La conocida “Cueva de las Golondrinas” fue otra atracción en Tamapatz. Es una de las cuevas más profundas del mundo, con una caída libre de unos 400 metros. No hay tanta vida en el fondo, pero los bordes están llenos de nidos de loros verdes. Si uno llega al amanecer o al atardecer, queda inmerso en la nube de loros que entran y salen chillando.
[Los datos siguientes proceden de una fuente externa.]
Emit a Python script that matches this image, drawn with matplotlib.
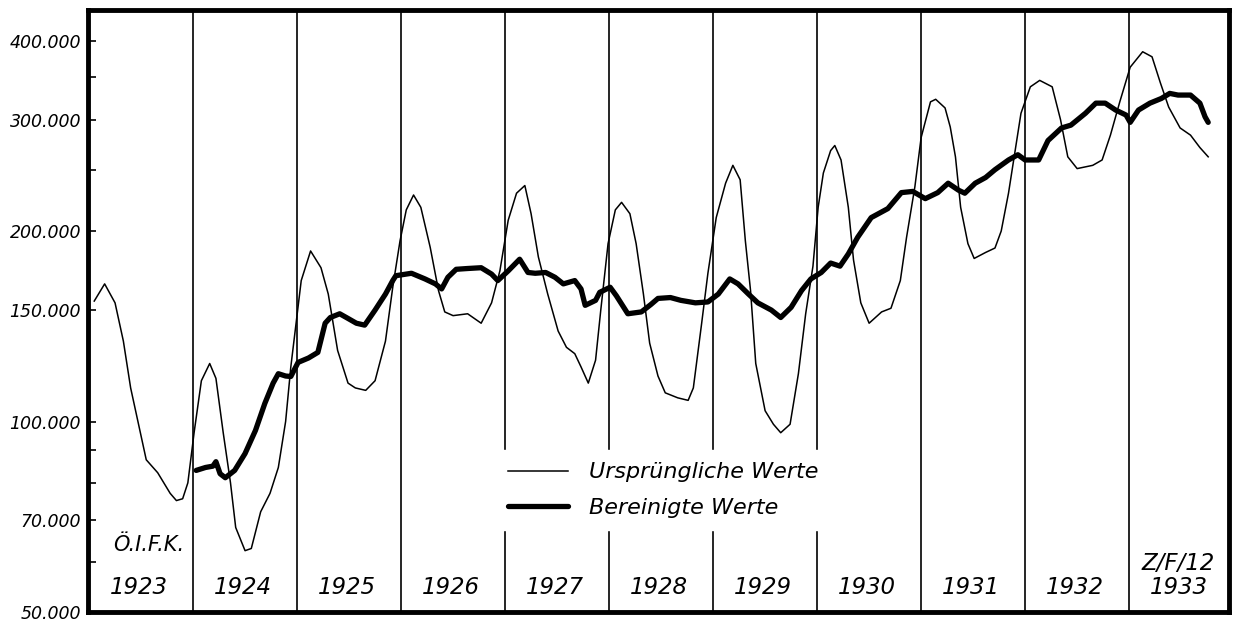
import numpy as np
import matplotlib
matplotlib.use("Agg")
import matplotlib.pyplot as plt
from matplotlib.transforms import blended_transform_factory

# Ursprüngliche Werte (thin line): position in years after 1923, value in thousands
orig_t = [0.05, 0.15, 0.25, 0.33, 0.40, 0.47, 0.55, 0.66, 0.78, 0.84, 0.90, 0.95,
          1.01, 1.08, 1.16, 1.22, 1.29, 1.36, 1.41, 1.50, 1.56, 1.65, 1.74, 1.82, 1.89, 1.94,
          2.04, 2.13, 2.23, 2.30, 2.39, 2.49, 2.56, 2.66, 2.75, 2.85, 2.92, 2.99,
          3.05, 3.12, 3.19, 3.28, 3.36, 3.42, 3.50, 3.64, 3.77, 3.87, 3.95,
          4.03, 4.11, 4.19, 4.25, 4.32, 4.41, 4.51, 4.59, 4.67, 4.73, 4.80, 4.87, 4.92, 4.99,
          5.06, 5.12, 5.20, 5.26, 5.33, 5.39, 5.47, 5.54, 5.66, 5.76, 5.81, 5.89, 5.95,
          6.03, 6.12, 6.19, 6.26, 6.31, 6.36, 6.41, 6.50, 6.58, 6.65, 6.74, 6.82, 6.89, 6.96,
          7.01, 7.06, 7.13, 7.17, 7.23, 7.30, 7.35, 7.42, 7.50, 7.62, 7.71, 7.80, 7.86, 7.94,
          8.00, 8.09, 8.14, 8.23, 8.28, 8.33, 8.38, 8.45, 8.51, 8.62, 8.71, 8.77, 8.84, 8.90, 8.96,
          9.05, 9.14, 9.26, 9.34, 9.41, 9.50, 9.65, 9.74, 9.82, 9.91,
          10.01, 10.13, 10.22, 10.30, 10.38, 10.49, 10.59, 10.68, 10.76]
orig_v = [155, 165, 154, 134, 113, 100, 87, 83, 77, 75, 75.5, 80,
          96, 116, 123.5, 117, 96, 80, 68, 62.5, 63, 72, 77, 84.6, 100, 122,
          167, 186, 175, 159, 129.5, 115, 113, 112, 116, 134, 163, 193,
          216, 228, 218, 188.5, 161, 149, 147, 148, 143, 154, 173,
          208, 229.5, 236, 213, 182, 159, 139, 131, 128, 122, 115, 125, 150, 191,
          216, 222, 213, 191, 159, 133, 118, 111, 109, 108, 113, 143, 171.5,
          210, 238, 254, 241, 193, 161, 123.5, 104, 99, 96, 99, 119, 148, 176,
          218, 247, 268, 273, 259, 218, 180, 154, 143, 149, 151, 167, 195.5, 235,
          281, 320, 323, 313, 292, 262, 218, 191, 181, 185, 188, 200, 229.5, 265.5, 307,
          338, 346, 338, 300, 262, 251, 254, 259, 283.5, 320,
          363, 384, 377, 343, 314, 291, 283.5, 271, 262]

# Bereinigte Werte (thick line)
adj_t = [1.03, 1.12, 1.19, 1.22, 1.26, 1.31, 1.40, 1.50, 1.60, 1.69, 1.77, 1.82, 1.89, 1.94,
         2.01, 2.11, 2.20, 2.27, 2.32, 2.41, 2.49, 2.57, 2.65, 2.75, 2.85, 2.92, 2.95,
         3.10, 3.23, 3.33, 3.39, 3.45, 3.53, 3.64, 3.77, 3.87, 3.93,
         4.03, 4.14, 4.22, 4.29, 4.39, 4.48, 4.56, 4.67, 4.73, 4.77, 4.87, 4.91,
         5.01, 5.07, 5.18, 5.31, 5.40, 5.47, 5.59, 5.69, 5.83, 5.95,
         6.05, 6.16, 6.24, 6.34, 6.43, 6.56, 6.65, 6.75, 6.85, 6.94,
         7.04, 7.13, 7.22, 7.30, 7.39, 7.52, 7.68, 7.81, 7.92,
         8.04, 8.16, 8.26, 8.36, 8.42, 8.52, 8.62, 8.71, 8.84, 8.93,
         9.00, 9.13, 9.22, 9.35, 9.44, 9.58, 9.68, 9.77, 9.87, 9.97,
         10.01, 10.09, 10.20, 10.31, 10.39, 10.47, 10.59, 10.68, 10.73, 10.76]
adj_v = [83.7, 84.6, 85, 86.4, 82.7, 81.5, 83.7, 89, 96.8, 106.8, 115, 119, 118, 117.8,
         124, 126, 128.6, 143, 146, 148, 145.5, 143, 142, 150, 159, 167, 170,
         171.5, 168, 165, 162, 169, 174, 174.5, 175, 171, 167,
         173, 180.5, 172, 171.5, 172, 169, 165, 167, 162, 152.6, 155.4, 160,
         163, 158, 148, 149, 153, 156.5, 157, 155.4, 154, 154.5,
         159, 168, 165, 159, 154, 150, 146, 151.5, 161, 168,
         172, 178, 176, 184, 195.5, 210, 217, 230, 231,
         225, 230, 238, 232, 229.5, 238, 243, 250, 259, 264,
         259, 259, 278, 291, 294, 307, 318.5, 318.5, 310.6, 305,
         297, 310.6, 318.5, 324, 330, 328, 328, 318.5, 303, 297]

years = list(range(1923, 1934))
major_ticks = [50000, 70000, 100000, 150000, 200000, 300000, 400000]
major_labels = ["50.000", "70.000", "100.000", "150.000", "200.000", "300.000", "400.000"]
minor_ticks = [60000, 80000, 90000, 250000, 350000]

fig = plt.figure(figsize=(12.35, 6.26), dpi=100)
ax = fig.add_axes([88 / 1235, 14 / 626, 1141 / 1235, 602 / 626])

ax.set_yscale("log")
ax.set_ylim(50000, 447000)
ax.set_xlim(1922.99, 1933.96)

for y in years[1:]:
    ax.axvline(y, color="black", lw=1.2, zorder=1)

ax.plot(1923 + np.array(orig_t), np.array(orig_v) * 1000, color="black", lw=1.1,
        zorder=3, label="Ursprüngliche Werte")
ax.plot(1923 + np.array(adj_t), np.array(adj_v) * 1000, color="black", lw=3.8,
        solid_capstyle="round", solid_joinstyle="round", zorder=4, label="Bereinigte Werte")

ax.set_yticks(major_ticks, major_labels)
ax.set_yticks(minor_ticks, minor=True)
ax.yaxis.set_minor_formatter(plt.NullFormatter())
ax.set_xticks([])
ax.tick_params(axis="y", which="both", direction="in", length=6, width=1.2, pad=5)
for lab in ax.get_yticklabels():
    lab.set_fontstyle("italic")
    lab.set_fontsize(12.5)

for s in ax.spines.values():
    s.set_linewidth(3.5)

trans = blended_transform_factory(ax.transData, ax.transAxes)
for y in years:
    ax.text(y + 0.48, 0.04, str(y), transform=trans, ha="center", va="center",
            fontsize=16.5, fontstyle="italic", zorder=5)
ax.text(1923.23, 0.111, "Ö.I.F.K.", transform=trans, ha="left", va="center",
        fontsize=15, fontstyle="italic")
ax.text(1933.47, 0.081, "Z/F/12", transform=trans, ha="center", va="center",
        fontsize=16.5, fontstyle="italic")

leg = ax.legend(loc="upper left", bbox_to_anchor=(0.3576, 0.269), fontsize=16,
                handlelength=2.7, handletextpad=0.95, labelspacing=0.7,
                borderpad=0.55, borderaxespad=0, frameon=True, fancybox=False,
                framealpha=1, edgecolor="white", facecolor="white")
leg.set_zorder(10)
for t in leg.get_texts():
    t.set_fontstyle("italic")

fig.savefig("out.png", dpi=100, facecolor="white")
Cuando llegué a Tamapatz en 1975, arribaban muy pocos turistas a ver la cueva, me imagino que por la larga y exhausta caminata. Los pocos que llegaban lo hacían para descender al fondo y tenían que bajar y subir por una cuerda. Hoy, como ya hay carretera, puedo ver en Internet que mucha gente acude, y para bajar es suficiente tirarse al aire libre y deslizarse en parapente los últimos metros. Yo nunca intenté entrar ni de una ni de otra forma. Me era suficiente acostarme boca abajo en la orilla de la cueva y dejar que mi vista se acostumbrara a la oscuridad, para al fin visualizar el fondo y gozar el concierto de los loros.
Con base en la información que recolecté en Tamapatz también hice un libro para niños que igualmente fue impreso en Dinamarca. Con pena debo decir que tampoco fue publicado en México, por las mismas razones antes mencionadas.